__Data for this exercise__.

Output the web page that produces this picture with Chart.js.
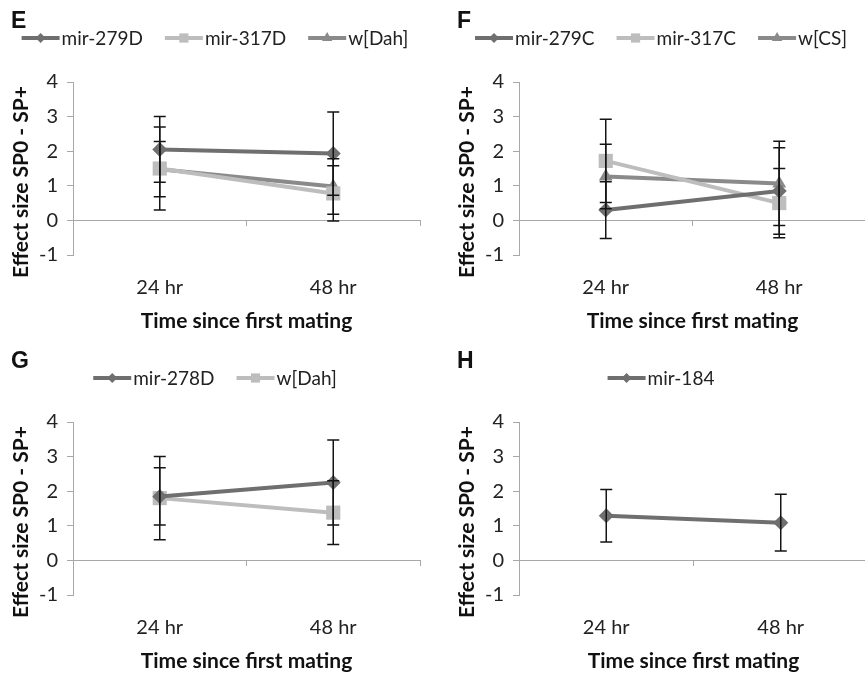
<!DOCTYPE html>
<html>
<head>
<meta charset="utf-8">
<script src="https://cdn.jsdelivr.net/npm/chart.js@4.4.1/dist/chart.umd.min.js"></script>
<style>
  html, body { margin: 0; padding: 0; background: #fff; overflow: hidden; width: 865px; height: 673px; }
  .panel { position: absolute; width: 430px; height: 336px; }
</style>
</head>
<body>
<div class="panel" style="left:0;top:0"><canvas id="chartE" width="430" height="336"></canvas></div>
<div class="panel" style="left:446px;top:0"><canvas id="chartF" width="430" height="336"></canvas></div>
<div class="panel" style="left:0;top:340px"><canvas id="chartG" width="430" height="336"></canvas></div>
<div class="panel" style="left:446px;top:340px"><canvas id="chartH" width="430" height="336"></canvas></div>
<script>
// categories and tick values shared by all four panels
const categories = ['24 hr', '48 hr'];
const yTickValues = [-1, 0, 1, 2, 3, 4];

// panel E
const eMir279D = [2.05, 1.93];
const eMir279DErr = [0.95, 1.2];
const eMir317D = [1.5, 0.78];
const eMir317DErr = [1.2, 0.8];
const eWDah = [1.48, 0.98];
const eWDahErr = [0.8, 0.8];

// panel F
const fMir279C = [0.3, 0.85];
const fMir279CErr = [0.82, 1.25];
const fMir317C = [1.72, 0.5];
const fMir317CErr = [1.2, 1.0];
const fWCS = [1.27, 1.07];
const fWCSErr = [0.93, 1.22];

// panel G
const gMir278D = [1.85, 2.25];
const gMir278DErr = [0.83, 1.23];
const gWDah = [1.8, 1.38];
const gWDahErr = [1.2, 0.92];

// panel H
const hMir184 = [1.29, 1.09];
const hMir184Err = [0.76, 0.82];

const FONT = 'Lato, "Open Sans", sans-serif';
const AXIS = '#a8a8a8';
const Y_TITLE = 'Effect size SP0 - SP+';

const styles = {
  diamond: { color: '#6f6f6f', pointStyle: 'rectRot', radius: 7.5, legendRadius: 5 },
  square: { color: '#bdbdbd', pointStyle: 'rect', radius: 10, legendRadius: 6.5 },
  triangle: { color: '#8a8a8a', pointStyle: 'triangle', radius: 8, legendRadius: 6 }
};

function series(label, data, errors, style) {
  const s = styles[style];
  return {
    label, data, errors,
    borderColor: s.color,
    backgroundColor: s.color,
    borderWidth: 4,
    pointStyle: s.pointStyle,
    pointRadius: s.radius,
    pointBorderWidth: 0,
    legendRadius: s.legendRadius,
    tension: 0
  };
}

const errorBars = {
  id: 'errorBars',
  afterDatasetsDraw(chart) {
    const ctx = chart.ctx;
    const y = chart.scales.y;
    ctx.save();
    ctx.strokeStyle = '#141414';
    ctx.lineWidth = 1.5;
    chart.data.datasets.forEach((ds, i) => {
      const meta = chart.getDatasetMeta(i);
      meta.data.forEach((pt, j) => {
        const top = y.getPixelForValue(ds.data[j] + ds.errors[j]);
        const bot = y.getPixelForValue(ds.data[j] - ds.errors[j]);
        ctx.beginPath();
        ctx.moveTo(pt.x, top); ctx.lineTo(pt.x, bot);
        ctx.moveTo(pt.x - 6, top); ctx.lineTo(pt.x + 6, top);
        ctx.moveTo(pt.x - 6, bot); ctx.lineTo(pt.x + 6, bot);
        ctx.stroke();
      });
    });
    ctx.restore();
  }
};

// panel letter, y title (centred on plot + labels like Excel) and a line-through-marker legend
const panelLegend = {
  id: 'panelLegend',
  afterDraw(chart, args, opts) {
    const ctx = chart.ctx;
    ctx.save();
    ctx.fillStyle = '#111';
    ctx.font = 'bold 23px "Liberation Sans", Arial, sans-serif';
    ctx.textBaseline = 'alphabetic';
    ctx.fillText(opts.letter, 11, 28);

    ctx.save();
    ctx.translate(21, chart.chartArea.bottom - 73);
    ctx.rotate(-Math.PI / 2);
    ctx.font = 'bold 21px ' + FONT;
    ctx.textAlign = 'center';
    ctx.textBaseline = 'middle';
    ctx.fillText(Y_TITLE, 0, 0);
    ctx.restore();

    ctx.font = '19px ' + FONT;
    ctx.textBaseline = 'middle';
    const lineLen = 38, gapText = 2, gapItem = 22, ly = 38;
    const items = chart.data.datasets.map(ds => ({ ds, w: ctx.measureText(ds.label).width }));
    const total = items.reduce((a, it) => a + lineLen + gapText + it.w, 0) + gapItem * (items.length - 1);
    let x = chart.width / 2 - total / 2;
    items.forEach(it => {
      ctx.strokeStyle = it.ds.borderColor;
      ctx.lineWidth = 4;
      ctx.beginPath();
      ctx.moveTo(x, ly); ctx.lineTo(x + lineLen, ly);
      ctx.stroke();
      ctx.fillStyle = it.ds.backgroundColor;
      Chart.helpers.drawPoint(ctx, { pointStyle: it.ds.pointStyle, radius: it.ds.legendRadius, rotation: 0, borderWidth: 0 }, x + lineLen / 2, ly);
      ctx.fillStyle = '#222';
      ctx.fillText(it.ds.label, x + lineLen + gapText, ly + 1);
      x += lineLen + gapText + it.w + gapItem;
    });
    ctx.restore();
  }
};

function makeChart(id, letter, datasets) {
  return new Chart(document.getElementById(id), {
    type: 'line',
    data: { labels: categories, datasets },
    plugins: [errorBars, panelLegend],
    options: {
      responsive: false,
      animation: false,
      events: [],
      layout: { padding: { top: 82, right: 8, left: 0, bottom: 0 } },
      plugins: {
        legend: { display: false },
        tooltip: { enabled: false },
        panelLegend: { letter }
      },
      scales: {
        x: {
          type: 'category',
          offset: true,
          position: 'bottom',
          grid: { display: false, drawTicks: false },
          border: { display: false },
          ticks: { font: { family: FONT, size: 20 }, color: '#222', padding: 21 },
          title: {
            display: true, text: 'Time since first mating', color: '#111',
            font: { family: FONT, size: 21, weight: 'bold' }, padding: { top: 0, bottom: 2 }
          },
          afterFit(s) { s.height = 81; }
        },
        x2: {
          type: 'category',
          position: { y: 0 },
          offset: true,
          grid: { display: true, offset: true, drawOnChartArea: false, drawTicks: true, tickLength: 5, color: AXIS },
          border: { display: true, color: AXIS },
          ticks: { display: false }
        },
        y: {
          min: -1,
          max: 4,
          afterBuildTicks(s) { s.ticks = yTickValues.map(v => ({ value: v })); },
          ticks: { font: { family: FONT, size: 20 }, color: '#222', padding: 9 },
          grid: { display: true, drawOnChartArea: false, drawTicks: true, tickLength: 6, color: AXIS },
          border: { display: true, color: AXIS },
          title: { display: false },
          afterFit(s) { s.width = 73; }
        }
      }
    }
  });
}

makeChart('chartE', 'E', [
  series('mir-279D', eMir279D, eMir279DErr, 'diamond'),
  series('mir-317D', eMir317D, eMir317DErr, 'square'),
  series('w[Dah]', eWDah, eWDahErr, 'triangle')
]);
makeChart('chartF', 'F', [
  series('mir-279C', fMir279C, fMir279CErr, 'diamond'),
  series('mir-317C', fMir317C, fMir317CErr, 'square'),
  series('w[CS]', fWCS, fWCSErr, 'triangle')
]);
makeChart('chartG', 'G', [
  series('mir-278D', gMir278D, gMir278DErr, 'diamond'),
  series('w[Dah]', gWDah, gWDahErr, 'square')
]);
makeChart('chartH', 'H', [
  series('mir-184', hMir184, hMir184Err, 'diamond')
]);
</script>
</body>
</html>
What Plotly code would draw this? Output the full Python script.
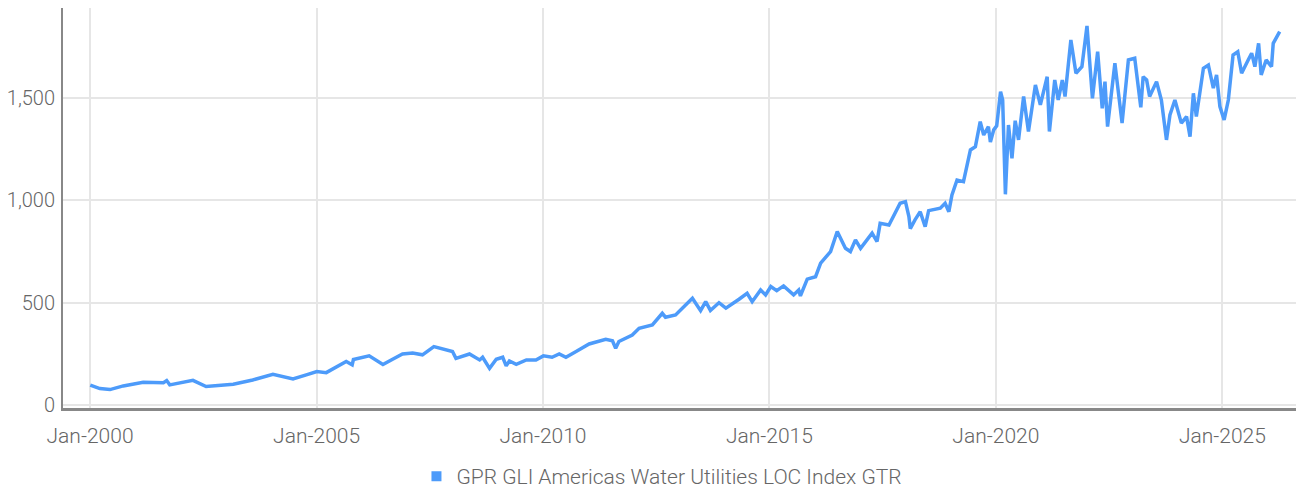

__Your goal__. Restate the data above exactly, stripping out each image.

__Reply__.
Output the web page that produces this picture with Chart.js.
<!DOCTYPE html>
<html>
<head>
<meta charset="utf-8">
<script src="https://cdn.jsdelivr.net/npm/chart.js@4.4.1/dist/chart.umd.min.js"></script>
<style>
  html, body { margin: 0; padding: 0; background: #fff; overflow: hidden; width: 865px; height: 673px; }
  .panel { position: absolute; width: 430px; height: 336px; }
</style>
</head>
<body>
<div class="panel" style="left:0;top:0"><canvas id="chartE" width="430" height="336"></canvas></div>
<div class="panel" style="left:446px;top:0"><canvas id="chartF" width="430" height="336"></canvas></div>
<div class="panel" style="left:0;top:340px"><canvas id="chartG" width="430" height="336"></canvas></div>
<div class="panel" style="left:446px;top:340px"><canvas id="chartH" width="430" height="336"></canvas></div>
<script>
// categories and tick values shared by all four panels
const categories = ['24 hr', '48 hr'];
const yTickValues = [-1, 0, 1, 2, 3, 4];

// panel E
const eMir279D = [2.05, 1.93];
const eMir279DErr = [0.95, 1.2];
const eMir317D = [1.5, 0.78];
const eMir317DErr = [1.2, 0.8];
const eWDah = [1.48, 0.98];
const eWDahErr = [0.8, 0.8];

// panel F
const fMir279C = [0.3, 0.85];
const fMir279CErr = [0.82, 1.25];
const fMir317C = [1.72, 0.5];
const fMir317CErr = [1.2, 1.0];
const fWCS = [1.27, 1.07];
const fWCSErr = [0.93, 1.22];

// panel G
const gMir278D = [1.85, 2.25];
const gMir278DErr = [0.83, 1.23];
const gWDah = [1.8, 1.38];
const gWDahErr = [1.2, 0.92];

// panel H
const hMir184 = [1.29, 1.09];
const hMir184Err = [0.76, 0.82];

const FONT = 'Lato, "Open Sans", sans-serif';
const AXIS = '#a8a8a8';
const Y_TITLE = 'Effect size SP0 - SP+';

const styles = {
  diamond: { color: '#6f6f6f', pointStyle: 'rectRot', radius: 7.5, legendRadius: 5 },
  square: { color: '#bdbdbd', pointStyle: 'rect', radius: 10, legendRadius: 6.5 },
  triangle: { color: '#8a8a8a', pointStyle: 'triangle', radius: 8, legendRadius: 6 }
};

function series(label, data, errors, style) {
  const s = styles[style];
  return {
    label, data, errors,
    borderColor: s.color,
    backgroundColor: s.color,
    borderWidth: 4,
    pointStyle: s.pointStyle,
    pointRadius: s.radius,
    pointBorderWidth: 0,
    legendRadius: s.legendRadius,
    tension: 0
  };
}

const errorBars = {
  id: 'errorBars',
  afterDatasetsDraw(chart) {
    const ctx = chart.ctx;
    const y = chart.scales.y;
    ctx.save();
    ctx.strokeStyle = '#141414';
    ctx.lineWidth = 1.5;
    chart.data.datasets.forEach((ds, i) => {
      const meta = chart.getDatasetMeta(i);
      meta.data.forEach((pt, j) => {
        const top = y.getPixelForValue(ds.data[j] + ds.errors[j]);
        const bot = y.getPixelForValue(ds.data[j] - ds.errors[j]);
        ctx.beginPath();
        ctx.moveTo(pt.x, top); ctx.lineTo(pt.x, bot);
        ctx.moveTo(pt.x - 6, top); ctx.lineTo(pt.x + 6, top);
        ctx.moveTo(pt.x - 6, bot); ctx.lineTo(pt.x + 6, bot);
        ctx.stroke();
      });
    });
    ctx.restore();
  }
};

// panel letter, y title (centred on plot + labels like Excel) and a line-through-marker legend
const panelLegend = {
  id: 'panelLegend',
  afterDraw(chart, args, opts) {
    const ctx = chart.ctx;
    ctx.save();
    ctx.fillStyle = '#111';
    ctx.font = 'bold 23px "Liberation Sans", Arial, sans-serif';
    ctx.textBaseline = 'alphabetic';
    ctx.fillText(opts.letter, 11, 28);

    ctx.save();
    ctx.translate(21, chart.chartArea.bottom - 73);
    ctx.rotate(-Math.PI / 2);
    ctx.font = 'bold 21px ' + FONT;
    ctx.textAlign = 'center';
    ctx.textBaseline = 'middle';
    ctx.fillText(Y_TITLE, 0, 0);
    ctx.restore();

    ctx.font = '19px ' + FONT;
    ctx.textBaseline = 'middle';
    const lineLen = 38, gapText = 2, gapItem = 22, ly = 38;
    const items = chart.data.datasets.map(ds => ({ ds, w: ctx.measureText(ds.label).width }));
    const total = items.reduce((a, it) => a + lineLen + gapText + it.w, 0) + gapItem * (items.length - 1);
    let x = chart.width / 2 - total / 2;
    items.forEach(it => {
      ctx.strokeStyle = it.ds.borderColor;
      ctx.lineWidth = 4;
      ctx.beginPath();
      ctx.moveTo(x, ly); ctx.lineTo(x + lineLen, ly);
      ctx.stroke();
      ctx.fillStyle = it.ds.backgroundColor;
      Chart.helpers.drawPoint(ctx, { pointStyle: it.ds.pointStyle, radius: it.ds.legendRadius, rotation: 0, borderWidth: 0 }, x + lineLen / 2, ly);
      ctx.fillStyle = '#222';
      ctx.fillText(it.ds.label, x + lineLen + gapText, ly + 1);
      x += lineLen + gapText + it.w + gapItem;
    });
    ctx.restore();
  }
};

function makeChart(id, letter, datasets) {
  return new Chart(document.getElementById(id), {
    type: 'line',
    data: { labels: categories, datasets },
    plugins: [errorBars, panelLegend],
    options: {
      responsive: false,
      animation: false,
      events: [],
      layout: { padding: { top: 82, right: 8, left: 0, bottom: 0 } },
      plugins: {
        legend: { display: false },
        tooltip: { enabled: false },
        panelLegend: { letter }
      },
      scales: {
        x: {
          type: 'category',
          offset: true,
          position: 'bottom',
          grid: { display: false, drawTicks: false },
          border: { display: false },
          ticks: { font: { family: FONT, size: 20 }, color: '#222', padding: 21 },
          title: {
            display: true, text: 'Time since first mating', color: '#111',
            font: { family: FONT, size: 21, weight: 'bold' }, padding: { top: 0, bottom: 2 }
          },
          afterFit(s) { s.height = 81; }
        },
        x2: {
          type: 'category',
          position: { y: 0 },
          offset: true,
          grid: { display: true, offset: true, drawOnChartArea: false, drawTicks: true, tickLength: 5, color: AXIS },
          border: { display: true, color: AXIS },
          ticks: { display: false }
        },
        y: {
          min: -1,
          max: 4,
          afterBuildTicks(s) { s.ticks = yTickValues.map(v => ({ value: v })); },
          ticks: { font: { family: FONT, size: 20 }, color: '#222', padding: 9 },
          grid: { display: true, drawOnChartArea: false, drawTicks: true, tickLength: 6, color: AXIS },
          border: { display: true, color: AXIS },
          title: { display: false },
          afterFit(s) { s.width = 73; }
        }
      }
    }
  });
}

makeChart('chartE', 'E', [
  series('mir-279D', eMir279D, eMir279DErr, 'diamond'),
  series('mir-317D', eMir317D, eMir317DErr, 'square'),
  series('w[Dah]', eWDah, eWDahErr, 'triangle')
]);
makeChart('chartF', 'F', [
  series('mir-279C', fMir279C, fMir279CErr, 'diamond'),
  series('mir-317C', fMir317C, fMir317CErr, 'square'),
  series('w[CS]', fWCS, fWCSErr, 'triangle')
]);
makeChart('chartG', 'G', [
  series('mir-278D', gMir278D, gMir278DErr, 'diamond'),
  series('w[Dah]', gWDah, gWDahErr, 'square')
]);
makeChart('chartH', 'H', [
  series('mir-184', hMir184, hMir184Err, 'diamond')
]);
</script>
</body>
</html>
What Plotly code would draw this? Output the full Python script.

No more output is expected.